▸ Short problem: Quote the data exactly, first line to the line containing "eb[1][0].set_visible(False)", with no pictures.

## Begin

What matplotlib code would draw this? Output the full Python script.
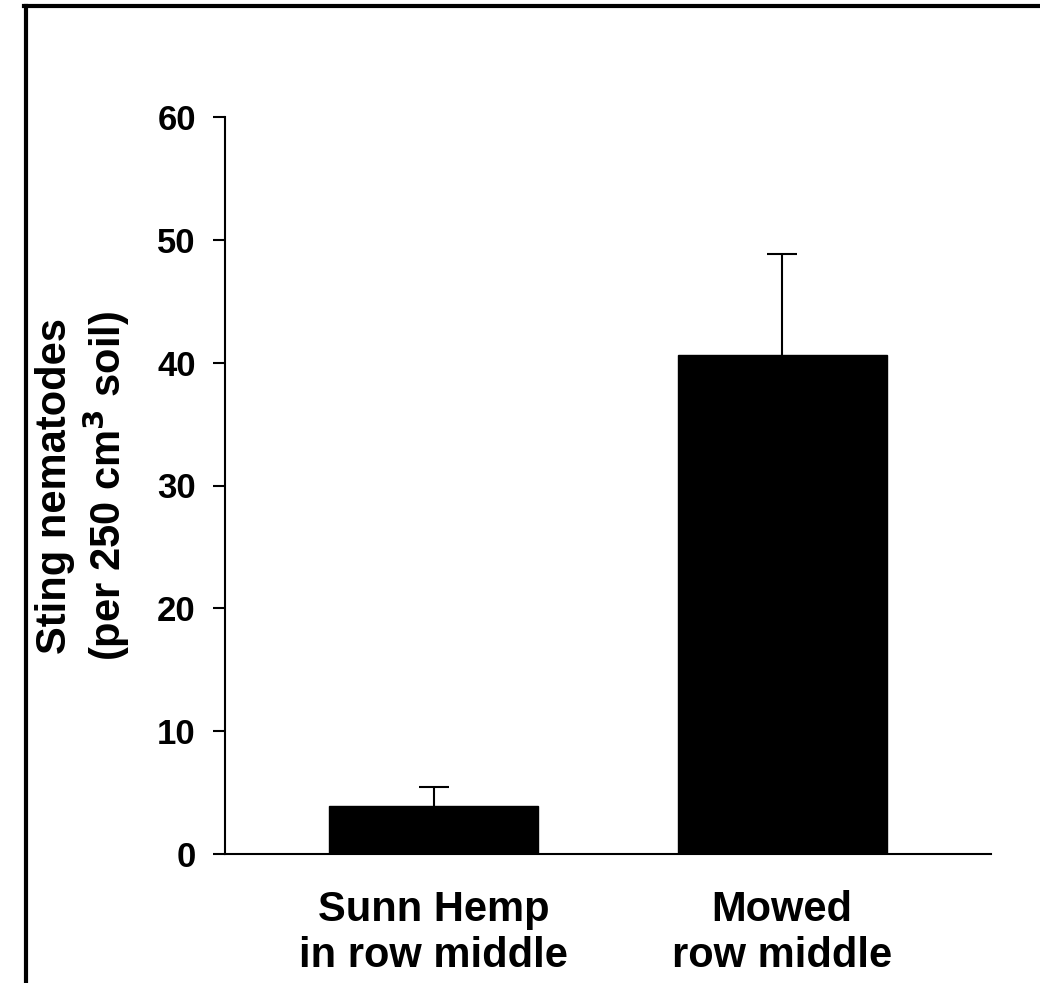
import matplotlib
matplotlib.use('Agg')
import matplotlib.pyplot as plt
from matplotlib.lines import Line2D

plt.rcParams['font.family'] = ['Liberation Sans', 'DejaVu Sans']

categories = ['Sunn Hemp\nin row middle', 'Mowed\nrow middle']
means = [3.9, 40.6]
errors = [1.55, 8.25]
y_ticks = [0, 10, 20, 30, 40, 50, 60]

fig = plt.figure(figsize=(10.4, 9.83), dpi=100)
ax = fig.add_axes([225 / 1040, 1 - 854 / 983, (991 - 225) / 1040, (854 - 117) / 983])

x = list(range(len(categories)))
ax.bar(x, means, width=0.6, color='black', edgecolor='black', zorder=3)
eb = ax.errorbar(x, means, yerr=[[0] * len(errors), errors], fmt='none',
                 ecolor='black', elinewidth=1.5, capsize=11, capthick=1.5, zorder=2)
eb[1][0].set_visible(False)

ax.set_xlim(-0.6, 1.6)
ax.set_ylim(0, 60)
ax.set_yticks(y_ticks)
ax.set_yticklabels([str(t) for t in y_ticks], fontsize=25, fontweight='bold')
ax.set_xticks(x)
ax.set_xticklabels(categories, fontsize=30, fontweight='bold', linespacing=1.2)
ax.tick_params(axis='x', length=0, pad=26)
ax.tick_params(axis='y', direction='out', length=9, width=1.5, pad=12)

ax.spines['top'].set_visible(False)
ax.spines['right'].set_visible(False)
ax.spines['left'].set_linewidth(1.5)
ax.spines['bottom'].set_linewidth(1.5)

ax.set_ylabel('Sting nematodes\n(per 250 cm$^\\mathbf{3}$ soil)', fontsize=30,
              fontweight='bold', labelpad=18, linespacing=1.15)

# outer frame (only left and top edges visible)
fig.add_artist(Line2D([25.5 / 1040, 25.5 / 1040], [0, 1 - 6 / 983],
                      color='black', lw=3, transform=fig.transFigure))
fig.add_artist(Line2D([24 / 1040, 1], [1 - 6 / 983, 1 - 6 / 983],
                      color='black', lw=3, transform=fig.transFigure))

plt.savefig('out.png', dpi=100)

## End

▸ Written solution:
What matplotlib code would draw this? Output the full Python script.
import matplotlib
matplotlib.use('Agg')
import matplotlib.pyplot as plt
from matplotlib.lines import Line2D

plt.rcParams['font.family'] = ['Liberation Sans', 'DejaVu Sans']

categories = ['Sunn Hemp\nin row middle', 'Mowed\nrow middle']
means = [3.9, 40.6]
errors = [1.55, 8.25]
y_ticks = [0, 10, 20, 30, 40, 50, 60]

fig = plt.figure(figsize=(10.4, 9.83), dpi=100)
ax = fig.add_axes([225 / 1040, 1 - 854 / 983, (991 - 225) / 1040, (854 - 117) / 983])

x = list(range(len(categories)))
ax.bar(x, means, width=0.6, color='black', edgecolor='black', zorder=3)
eb = ax.errorbar(x, means, yerr=[[0] * len(errors), errors], fmt='none',
                 ecolor='black', elinewidth=1.5, capsize=11, capthick=1.5, zorder=2)
eb[1][0].set_visible(False)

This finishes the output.